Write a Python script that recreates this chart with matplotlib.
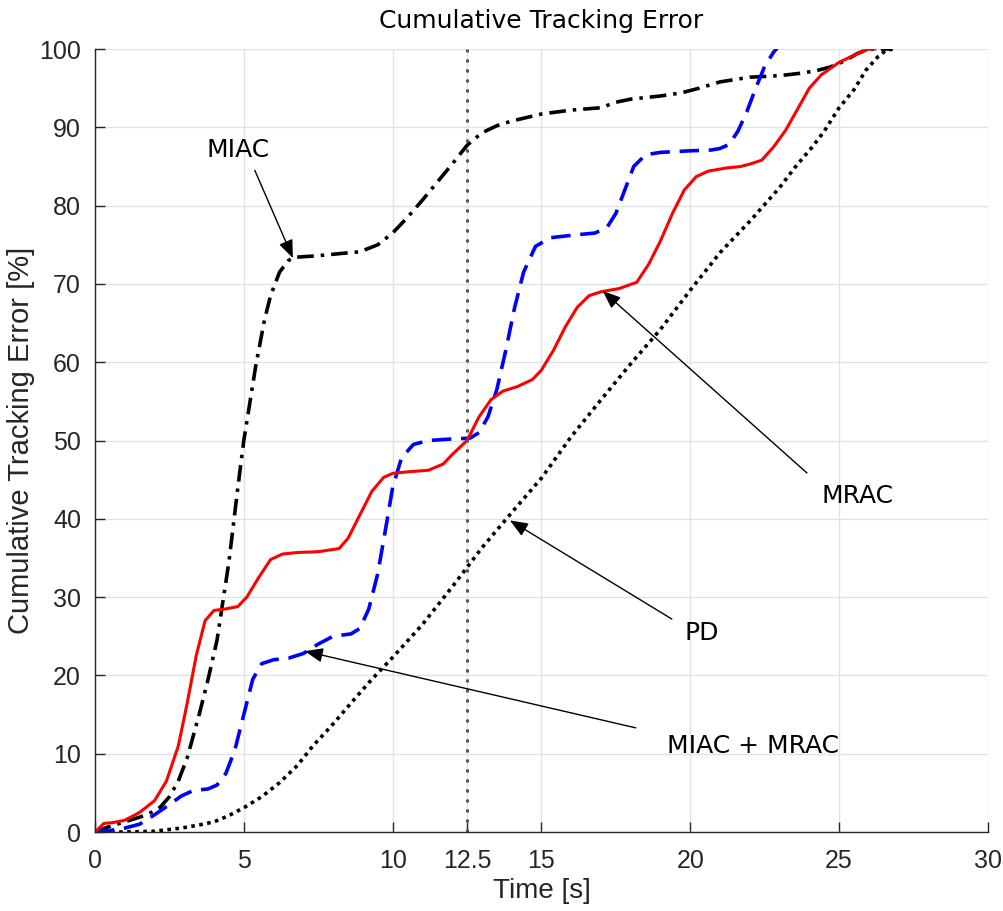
import matplotlib
matplotlib.use("Agg")
import matplotlib.pyplot as plt

# cumulative tracking error of the four controllers, in percent
t_mrac = [0, 0.3, 0.6, 1.0, 1.5, 2.0, 2.4, 2.8, 3.1, 3.4, 3.7, 4.0, 4.4, 4.8, 5.1, 5.5,
          5.9, 6.3, 6.8, 7.5, 8.2, 8.5, 8.9, 9.3, 9.7, 10.0, 10.5, 11.2, 11.7, 12.0,
          12.5, 12.9, 13.3, 13.7, 14.2, 14.7, 15.0, 15.4, 15.8, 16.2, 16.6, 17.0,
          17.6, 18.2, 18.6, 19.0, 19.4, 19.8, 20.2, 20.6, 21.2, 21.7, 22.0, 22.4,
          22.8, 23.2, 23.6, 24.0, 24.4, 25.0, 25.5, 26.0, 26.2]
e_mrac = [0, 1.1, 1.2, 1.5, 2.5, 4.0, 6.5, 11, 16.5, 22.5, 27, 28.3, 28.5, 28.8, 30,
          32.5, 34.8, 35.5, 35.7, 35.8, 36.2, 37.5, 40.5, 43.5, 45.3, 45.8, 46.0, 46.2,
          47.0, 48.2, 50.0, 53.0, 55.2, 56.3, 56.9, 57.8, 59.0, 61.5, 64.5, 67.0, 68.5,
          69.0, 69.4, 70.2, 72.5, 75.5, 79.0, 82.0, 83.7, 84.4, 84.8, 85.0, 85.3, 85.8,
          87.5, 89.6, 92.3, 95.0, 96.7, 98.3, 99.2, 100, 100]

t_both = [0, 0.5, 1.0, 1.5, 2.0, 2.5, 2.9, 3.3, 3.8, 4.1, 4.4, 4.7, 5.0, 5.3, 5.6, 6.0,
          6.5, 7.0, 7.5, 8.0, 8.6, 8.9, 9.2, 9.5, 9.8, 10.0, 10.3, 10.7, 11.2, 12.0,
          12.6, 12.9, 13.2, 13.5, 13.8, 14.1, 14.4, 14.8, 15.3, 16.0, 16.8, 17.2, 17.5,
          17.8, 18.1, 18.5, 19.0, 20.0, 20.7, 21.0, 21.3, 21.6, 21.9, 22.2, 22.5, 22.8,
          23.0]
e_both = [0, 0.2, 0.5, 1.0, 2.2, 3.5, 4.6, 5.3, 5.5, 6.0, 7.5, 10.5, 15.0, 19.5, 21.5,
          22.0, 22.2, 22.8, 24.0, 25.0, 25.3, 26.0, 28.5, 33.0, 39.5, 44.0, 47.8, 49.5,
          50.0, 50.2, 50.3, 51.0, 53.0, 56.5, 61.5, 67.0, 71.5, 74.8, 75.9, 76.2, 76.5,
          77.2, 79.0, 82.0, 85.0, 86.5, 86.8, 87.0, 87.1, 87.3, 87.8, 89.5, 92.0, 95.0,
          97.8, 99.6, 100.5]

t_miac = [0, 0.4, 1.0, 1.75, 2.2, 2.5, 2.8, 3.1, 3.5, 3.8, 4.1, 4.5, 4.8, 5.0, 5.4, 5.7,
          5.9, 6.2, 6.5, 6.7, 7.5, 8.3, 8.9, 9.5, 10.0, 10.5, 11.0, 11.5, 12.0, 12.5,
          13.0, 13.5, 14.0, 15.0, 16.0, 17.0, 17.5, 18.0, 19.0, 19.7, 20.3, 21.0, 22.0,
          23.0, 23.7, 24.2, 24.7, 25.2, 25.6, 26.0, 26.8]
e_miac = [0, 0.6, 1.3, 2.2, 3.2, 4.5, 6.5, 9.5, 15.0, 19.5, 24.5, 34.5, 44.0, 50.0, 59.5,
          65.5, 68.5, 71.5, 73.0, 73.4, 73.6, 73.9, 74.1, 75.0, 76.5, 78.5, 80.7, 83.0,
          85.3, 87.7, 89.3, 90.2, 90.8, 91.7, 92.2, 92.5, 93.2, 93.6, 94.0, 94.4, 95.0,
          95.8, 96.4, 96.6, 96.9, 97.2, 97.7, 98.5, 99.4, 100, 100]

t_pd = [0, 1.0, 2.0, 2.9, 3.5, 4.0, 4.5, 5.0, 5.6, 6.2, 6.8, 7.3, 8.0, 8.7, 9.3, 10.0,
        11.0, 12.0, 12.5, 13.0, 14.0, 15.0, 16.0, 17.0, 18.0, 19.0, 20.0, 21.0, 22.0,
        23.0, 23.5, 24.1, 24.5, 25.0, 25.5, 25.9, 26.3, 26.6, 26.9]
e_pd = [0, 0, 0.1, 0.5, 0.9, 1.3, 2.1, 3.1, 4.5, 6.3, 8.5, 10.9, 13.8, 16.9, 19.5, 22.3,
        26.5, 31.3, 33.8, 36.3, 40.8, 45.2, 50.5, 55.2, 59.8, 64.2, 69.2, 74.0, 78.0,
        82.3, 84.8, 87.5, 89.5, 92.5, 94.8, 97.3, 99.0, 99.9, 100]

t_mark = 12.5
xticks = [0, 5, 10, 12.5, 15, 20, 25, 30]
xtick_labels = ["0", "5", "10", "12.5", "15", "20", "25", "30"]
yticks = list(range(0, 101, 10))

# label, text baseline position (t, e), arrow tail (t, e), arrow tip (t, e)
notes = [
    ("MIAC", (4.8, 86.2), (5.37, 84.5), (6.65, 73.3)),
    ("MRAC", (25.63, 42.0), (23.92, 45.85), (17.06, 69.1)),
    ("PD", (20.39, 24.5), (19.38, 27.2), (13.94, 39.8)),
    ("MIAC + MRAC", (22.1, 10.1), (18.17, 13.3), (7.05, 23.1)),
]

plt.rcParams["lines.scale_dashes"] = False
axis_col = "#262626"
axis_font = "Liberation Sans"

fig = plt.figure(figsize=(10.04, 9.11), dpi=100)
ax = fig.add_axes([0.0946, 0.0867, 0.8894, 0.8595])

ax.plot(t_miac, e_miac, color="black", lw=2.6, linestyle=(0, (12, 5, 2.5, 5)),
        dash_capstyle="butt")
ax.plot(t_pd, e_pd, color="black", lw=2.6, linestyle=(0, (2.6, 3.2)),
        dash_capstyle="butt")
ax.plot(t_both, e_both, color="blue", lw=2.6, linestyle=(0, (14, 7)),
        dash_capstyle="butt")
ax.plot(t_mrac, e_mrac, color="red", lw=2.2)
ax.axvline(t_mark, color="#555555", lw=2.2, linestyle=(0, (2.2, 5)),
           dash_capstyle="butt")

for label, pos, tail, tip in notes:
    ax.text(pos[0], pos[1], label, fontsize=18, ha="center", va="baseline",
            family="DejaVu Sans")
    ax.annotate("", xy=tip, xytext=tail,
                arrowprops=dict(arrowstyle="-|>,head_length=0.55,head_width=0.22",
                                color="black", lw=1, mutation_scale=20,
                                shrinkA=0, shrinkB=0))

ax.set_xlim(0, 30)
ax.set_ylim(0, 100)
ax.set_xticks(xticks)
ax.set_xticklabels(xtick_labels, family=axis_font, fontsize=18, color=axis_col)
ax.set_yticks(yticks)
ax.set_yticklabels([str(v) for v in yticks], family=axis_font, fontsize=18,
                   color=axis_col)
ax.tick_params(direction="in", length=7, width=1, color=axis_col)
ax.tick_params(axis="x", pad=12)
ax.tick_params(axis="y", pad=10)

ax.grid(True, color="#e2e2e2", lw=1)
ax.set_axisbelow(True)
for side in ("top", "right"):
    ax.spines[side].set_visible(False)
for side in ("left", "bottom"):
    ax.spines[side].set_color(axis_col)
    ax.spines[side].set_linewidth(1)

ax.set_xlabel("Time [s]", family=axis_font, fontsize=20, color=axis_col, labelpad=4)
ax.set_ylabel("Cumulative Tracking Error [%]", family=axis_font, fontsize=21,
              color=axis_col, labelpad=3)
ax.set_title("Cumulative Tracking Error", family="DejaVu Sans", fontsize=18, pad=15)

fig.savefig("out.png", dpi=100)
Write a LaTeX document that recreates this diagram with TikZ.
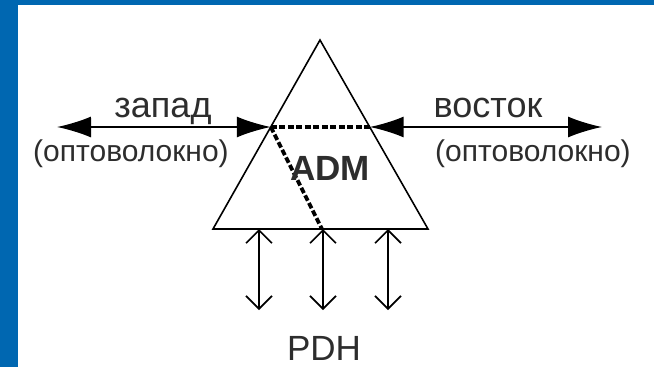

#####

PROBLEM DESCRIPTION — Omit the pictures, then repeat exactly each line from the beginning of the listing through the line with "import matplotlib.pyplot as plt".

WRITTEN SOLUTION —
Write a Python script that recreates this chart with matplotlib.
import matplotlib
matplotlib.use("Agg")
import matplotlib.pyplot as plt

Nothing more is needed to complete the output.